Diane and I got up early today to climb Picacho Peak before she had to catch her flight. It normally takes 4 hours, we made the round trip in two hours and fifteen minutes. It's a saddle shaped mountain near Eloy that was used as a landmark by wagon trains coming west. It's rated as extremely difficult, with steel cables fastened to the rock in places so you can pull yourself up, and in some places so you don't fall off the sheer cliffs. We overtook a lot of people on the climb up and the climb down, but nobody passed us. Broken Neck? What broken neck? There has been a steady stream of people coming up to me since I arrived to offer sympathy over the accident, and to inquire about my recovery. All I can say is get the hell out of my way, I've got my life back, and I'm going to live it!

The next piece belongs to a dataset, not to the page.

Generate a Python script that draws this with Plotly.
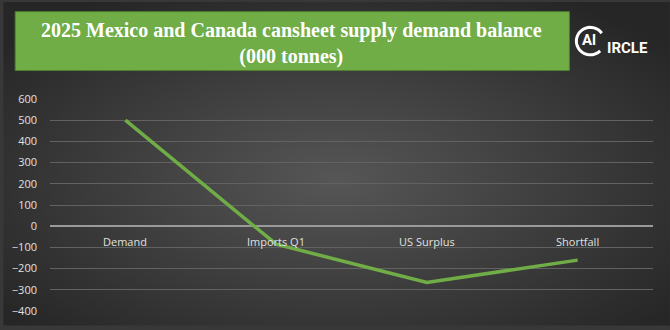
import base64
import numpy as np
import plotly.graph_objects as go

categories = ["Demand", "Imports Q1", "US Surplus", "Shortfall"]
values = [500, -85, -265, -160]
y_ticks = [600, 500, 400, 300, 200, 100, 0, -100, -200, -300, -400]
title_text = "2025 Mexico and Canada cansheet supply demand balance<br>(000 tonnes)"

W, H = 670, 330
L, R, T, B = 47, 17, 99, 15

fig = go.Figure()
fig.add_trace(go.Scatter(
    x=categories, y=values, mode="lines",
    line=dict(color="#70ad47", width=3.5),
    hoverinfo="skip", showlegend=False,
))

# background gradient
svg = f'''<svg xmlns="http://www.w3.org/2000/svg" width="{W}" height="{H}">
<defs><radialGradient id="g" cx="50%" cy="55%" r="65%">
<stop offset="0%" stop-color="#565656"/><stop offset="100%" stop-color="#262626"/>
</radialGradient></defs><rect width="{W}" height="{H}" fill="url(#g)"/></svg>'''
src = "data:image/svg+xml;base64," + base64.b64encode(svg.encode()).decode()

def px(x):
    return (x - L) / (W - L - R)

def py(y):
    return 1 - (y - T) / (H - T - B)

shapes = [
    dict(type="rect", xref="paper", yref="paper", x0=px(12), x1=px(569), y0=py(70), y1=py(10),
         fillcolor="#70ad47", line=dict(color="#4f7f31", width=1), layer="above"),
]
# logo arc
cx, cy, r = 590, 40, 14
ang = np.linspace(np.deg2rad(35), np.deg2rad(315), 40)
pts = [(px(cx + r * np.cos(a)), py(cy - r * np.sin(a))) for a in ang]
path = "M " + " L ".join(f"{a:.5f},{b:.5f}" for a, b in pts)
shapes.append(dict(type="path", xref="paper", yref="paper", path=path,
                   line=dict(color="white", width=3), layer="above"))

annotations = [
    dict(text=f"<b>{title_text}</b>", xref="paper", yref="paper", x=px(290), y=py(42),
         showarrow=False, font=dict(family="Liberation Serif", size=20, color="white"),
         xanchor="center", yanchor="middle"),
    dict(text="<b>Al</b>", xref="paper", yref="paper", x=px(589), y=py(39), showarrow=False,
         font=dict(family="Roboto", size=15, color="white"), xanchor="center", yanchor="middle"),
    dict(text="<b>IRCLE</b>", xref="paper", yref="paper", x=px(605), y=py(47), showarrow=False,
         font=dict(family="Roboto", size=15, color="white"), xanchor="left", yanchor="middle"),
]
for c in categories:
    annotations.append(dict(text=c, x=c, y=0, xref="x", yref="y", showarrow=False,
                            yanchor="top", yshift=-6,
                            font=dict(family="Open Sans", size=11, color="#e0e0e0")))

fig.update_layout(
    width=W, height=H,
    margin=dict(l=L, r=R, t=T, b=B),
    paper_bgcolor="#383838", plot_bgcolor="rgba(0,0,0,0)",
    images=[dict(source=src, xref="paper", yref="paper", x=px(0), y=py(0),
                 sizex=W / (W - L - R), sizey=H / (H - T - B), sizing="stretch",
                 layer="below", xanchor="left", yanchor="top")],
    shapes=shapes, annotations=annotations,
    xaxis=dict(showticklabels=False, showgrid=False, zeroline=False, showline=False,
               range=[-0.5, 3.5], fixedrange=True),
    yaxis=dict(range=[-400, 600], tickvals=y_ticks, showgrid=True, gridcolor="#626262",
               gridwidth=1, zeroline=True, zerolinecolor="#9a9a9a", zerolinewidth=1.5,
               tickfont=dict(family="Open Sans", size=11, color="#e0e0e0"),
               ticklabelstandoff=12, fixedrange=True),
    showlegend=False,
)

fig.write_html("out.html")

Paige lost her brand new Go Pro Black limited edition video camera exiting from the plane yesterday. Those things are worth 400 bucks. She hit her helmet on the top of the door and it tore off. We were on the load, and I happened to be wearing my Contour Plus 2 video camera, which incorporates GPS tracking. It gives you graphs on the side showing speed, altitude, distance covered, and time, and shows your actual course over the ground on a Google map. Her boyfriend and I plotted the exact point over the ground where she lost it, then used the track our 4-way made in freefall while being pushed by the wind to calculate the distance covered by the slower falling camera (2 minutes 30 seconds, she's not the first person to have one knocked off their head at 12,500 feet above ground), and came up with the likely landing area. Paige and her boyfriend were leaving to look for it when I had to take Diane to the airport. The camera was back at the house before I was. Like the bench that Remi clobbered the day before, the camera is just fine.
Beth will be returning on the weekend to join me for 3 days of 16 and 32-way sequential's with Mark Kirkby, and Gary Beyer, founding and now returned members of Arizona Airspeed, the team that has won more US National and world titles than other team in the history of the sport. I hope I'm not in over my head.
Diane returned to minus 37 degree temperatures in Winnipeg. We had to run the air conditioner in the car on the way into Phoenix, she's in for a bit of a shock at the other end. The house seems empty and echo-y without the girls around. Maybe I'll start the bike up inside the garage, that should fill the silence nicely. I'm sure Nancy won't mind.